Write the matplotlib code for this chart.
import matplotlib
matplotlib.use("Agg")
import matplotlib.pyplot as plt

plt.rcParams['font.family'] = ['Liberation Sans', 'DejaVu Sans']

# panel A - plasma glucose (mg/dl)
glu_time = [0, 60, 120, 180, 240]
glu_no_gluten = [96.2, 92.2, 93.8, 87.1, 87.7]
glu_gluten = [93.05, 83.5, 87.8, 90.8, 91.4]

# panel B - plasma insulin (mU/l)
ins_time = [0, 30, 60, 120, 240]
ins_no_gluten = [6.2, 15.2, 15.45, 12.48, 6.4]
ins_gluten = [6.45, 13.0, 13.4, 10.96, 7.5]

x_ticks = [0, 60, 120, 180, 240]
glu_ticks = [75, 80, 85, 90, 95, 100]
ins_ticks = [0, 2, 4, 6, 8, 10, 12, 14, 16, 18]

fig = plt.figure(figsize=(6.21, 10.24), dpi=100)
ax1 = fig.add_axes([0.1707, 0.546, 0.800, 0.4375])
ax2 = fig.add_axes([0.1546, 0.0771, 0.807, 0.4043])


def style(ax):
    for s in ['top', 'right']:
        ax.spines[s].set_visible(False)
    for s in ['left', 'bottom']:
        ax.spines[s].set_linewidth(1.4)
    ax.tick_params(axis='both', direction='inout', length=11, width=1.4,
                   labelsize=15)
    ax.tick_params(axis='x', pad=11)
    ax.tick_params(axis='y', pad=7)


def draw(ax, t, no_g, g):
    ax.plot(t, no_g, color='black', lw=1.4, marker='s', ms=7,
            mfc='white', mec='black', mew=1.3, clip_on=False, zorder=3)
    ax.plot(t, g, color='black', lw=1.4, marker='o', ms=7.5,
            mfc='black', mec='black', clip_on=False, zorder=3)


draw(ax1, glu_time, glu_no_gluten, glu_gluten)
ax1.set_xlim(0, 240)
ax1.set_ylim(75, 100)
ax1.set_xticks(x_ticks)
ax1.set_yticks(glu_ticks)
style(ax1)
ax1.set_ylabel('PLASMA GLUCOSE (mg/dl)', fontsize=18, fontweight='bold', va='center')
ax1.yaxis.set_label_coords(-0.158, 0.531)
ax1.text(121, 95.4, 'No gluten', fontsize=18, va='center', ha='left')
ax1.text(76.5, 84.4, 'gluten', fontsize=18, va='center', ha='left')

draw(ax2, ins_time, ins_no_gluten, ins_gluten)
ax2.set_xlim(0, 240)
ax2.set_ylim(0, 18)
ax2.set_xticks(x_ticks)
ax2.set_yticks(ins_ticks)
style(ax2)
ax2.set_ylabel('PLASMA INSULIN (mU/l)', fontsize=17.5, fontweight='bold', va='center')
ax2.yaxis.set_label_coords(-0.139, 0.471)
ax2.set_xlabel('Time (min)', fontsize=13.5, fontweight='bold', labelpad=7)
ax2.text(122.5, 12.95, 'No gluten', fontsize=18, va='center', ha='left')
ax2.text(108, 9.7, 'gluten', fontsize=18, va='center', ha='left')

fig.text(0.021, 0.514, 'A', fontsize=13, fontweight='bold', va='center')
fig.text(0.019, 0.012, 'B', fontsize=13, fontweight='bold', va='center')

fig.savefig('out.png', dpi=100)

#####

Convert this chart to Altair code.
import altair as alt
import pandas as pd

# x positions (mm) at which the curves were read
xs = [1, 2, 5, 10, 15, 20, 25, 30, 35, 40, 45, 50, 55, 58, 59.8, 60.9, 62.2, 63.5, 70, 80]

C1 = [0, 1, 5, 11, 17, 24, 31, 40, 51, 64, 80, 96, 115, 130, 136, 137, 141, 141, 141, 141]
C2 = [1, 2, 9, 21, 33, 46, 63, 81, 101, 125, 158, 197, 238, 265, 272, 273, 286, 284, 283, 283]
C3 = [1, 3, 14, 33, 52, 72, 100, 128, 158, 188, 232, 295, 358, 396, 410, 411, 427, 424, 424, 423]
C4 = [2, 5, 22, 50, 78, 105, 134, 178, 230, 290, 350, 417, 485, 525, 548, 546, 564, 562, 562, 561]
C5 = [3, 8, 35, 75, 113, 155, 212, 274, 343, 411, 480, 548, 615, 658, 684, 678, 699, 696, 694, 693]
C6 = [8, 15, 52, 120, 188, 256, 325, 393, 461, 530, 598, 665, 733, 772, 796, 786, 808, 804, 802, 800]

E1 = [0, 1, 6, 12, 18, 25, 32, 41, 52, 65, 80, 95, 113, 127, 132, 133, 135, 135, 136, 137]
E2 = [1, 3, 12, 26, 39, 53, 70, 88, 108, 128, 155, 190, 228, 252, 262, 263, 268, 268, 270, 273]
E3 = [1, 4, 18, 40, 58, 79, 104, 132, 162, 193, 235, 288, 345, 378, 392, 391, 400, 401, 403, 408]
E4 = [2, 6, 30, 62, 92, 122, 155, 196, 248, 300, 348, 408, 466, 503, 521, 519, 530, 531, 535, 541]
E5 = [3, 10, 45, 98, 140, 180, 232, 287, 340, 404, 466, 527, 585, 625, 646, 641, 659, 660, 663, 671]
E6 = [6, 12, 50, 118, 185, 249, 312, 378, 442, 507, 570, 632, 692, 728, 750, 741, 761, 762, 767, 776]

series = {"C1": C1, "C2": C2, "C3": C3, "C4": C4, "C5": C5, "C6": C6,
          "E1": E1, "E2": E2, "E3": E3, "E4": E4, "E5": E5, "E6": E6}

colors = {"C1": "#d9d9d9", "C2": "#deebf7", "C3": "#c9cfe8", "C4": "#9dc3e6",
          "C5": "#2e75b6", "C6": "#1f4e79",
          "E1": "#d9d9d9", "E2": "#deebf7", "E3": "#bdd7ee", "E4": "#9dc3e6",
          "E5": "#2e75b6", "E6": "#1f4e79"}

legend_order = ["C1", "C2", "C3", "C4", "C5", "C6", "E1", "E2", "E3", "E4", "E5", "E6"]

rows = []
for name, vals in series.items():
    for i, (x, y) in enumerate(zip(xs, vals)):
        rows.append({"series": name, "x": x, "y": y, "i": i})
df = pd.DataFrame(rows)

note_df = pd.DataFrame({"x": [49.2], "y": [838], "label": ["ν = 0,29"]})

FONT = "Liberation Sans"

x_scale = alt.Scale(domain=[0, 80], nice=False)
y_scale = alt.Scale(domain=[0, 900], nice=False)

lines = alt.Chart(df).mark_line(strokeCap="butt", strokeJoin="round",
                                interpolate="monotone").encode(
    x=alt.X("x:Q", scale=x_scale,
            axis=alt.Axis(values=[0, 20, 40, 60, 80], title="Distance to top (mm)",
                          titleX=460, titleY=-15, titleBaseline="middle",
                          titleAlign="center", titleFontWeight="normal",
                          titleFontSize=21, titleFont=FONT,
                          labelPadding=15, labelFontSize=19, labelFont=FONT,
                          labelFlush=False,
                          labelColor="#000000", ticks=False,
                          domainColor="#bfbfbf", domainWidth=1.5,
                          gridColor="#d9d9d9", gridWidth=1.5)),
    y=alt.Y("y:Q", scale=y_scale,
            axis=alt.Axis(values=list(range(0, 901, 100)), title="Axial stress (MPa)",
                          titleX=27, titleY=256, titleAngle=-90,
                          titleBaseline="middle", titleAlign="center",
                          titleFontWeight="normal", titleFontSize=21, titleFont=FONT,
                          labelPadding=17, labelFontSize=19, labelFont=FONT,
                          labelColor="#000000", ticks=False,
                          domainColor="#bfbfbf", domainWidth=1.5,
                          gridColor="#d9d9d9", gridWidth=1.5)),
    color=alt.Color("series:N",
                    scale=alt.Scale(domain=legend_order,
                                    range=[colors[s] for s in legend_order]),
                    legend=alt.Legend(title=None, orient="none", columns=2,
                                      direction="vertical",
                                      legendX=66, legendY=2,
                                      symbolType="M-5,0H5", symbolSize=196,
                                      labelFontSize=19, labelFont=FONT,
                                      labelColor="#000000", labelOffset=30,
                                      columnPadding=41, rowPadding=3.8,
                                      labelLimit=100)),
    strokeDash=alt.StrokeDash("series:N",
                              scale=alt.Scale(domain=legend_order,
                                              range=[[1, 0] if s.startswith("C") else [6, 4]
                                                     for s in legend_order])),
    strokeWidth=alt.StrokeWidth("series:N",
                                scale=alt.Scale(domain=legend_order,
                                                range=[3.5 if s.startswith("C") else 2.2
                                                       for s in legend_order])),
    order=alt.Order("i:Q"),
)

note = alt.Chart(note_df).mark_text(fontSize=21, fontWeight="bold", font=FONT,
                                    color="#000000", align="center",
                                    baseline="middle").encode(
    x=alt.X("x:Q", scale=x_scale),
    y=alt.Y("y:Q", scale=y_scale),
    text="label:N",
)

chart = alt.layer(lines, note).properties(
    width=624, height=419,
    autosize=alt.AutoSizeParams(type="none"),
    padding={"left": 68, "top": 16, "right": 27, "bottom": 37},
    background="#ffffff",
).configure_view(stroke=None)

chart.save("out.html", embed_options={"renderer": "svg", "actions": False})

#####

_WHAT IS EXPECTED_:
Extract verbatim only those lines that run from the line with "Convert this chart to Altair code." to the line with "63.5, 70, 80]", inclusive.

_RESULT FOR THIS TASK_:
Convert this chart to Altair code.
import altair as alt
import pandas as pd

# x positions (mm) at which the curves were read
xs = [1, 2, 5, 10, 15, 20, 25, 30, 35, 40, 45, 50, 55, 58, 59.8, 60.9, 62.2, 63.5, 70, 80]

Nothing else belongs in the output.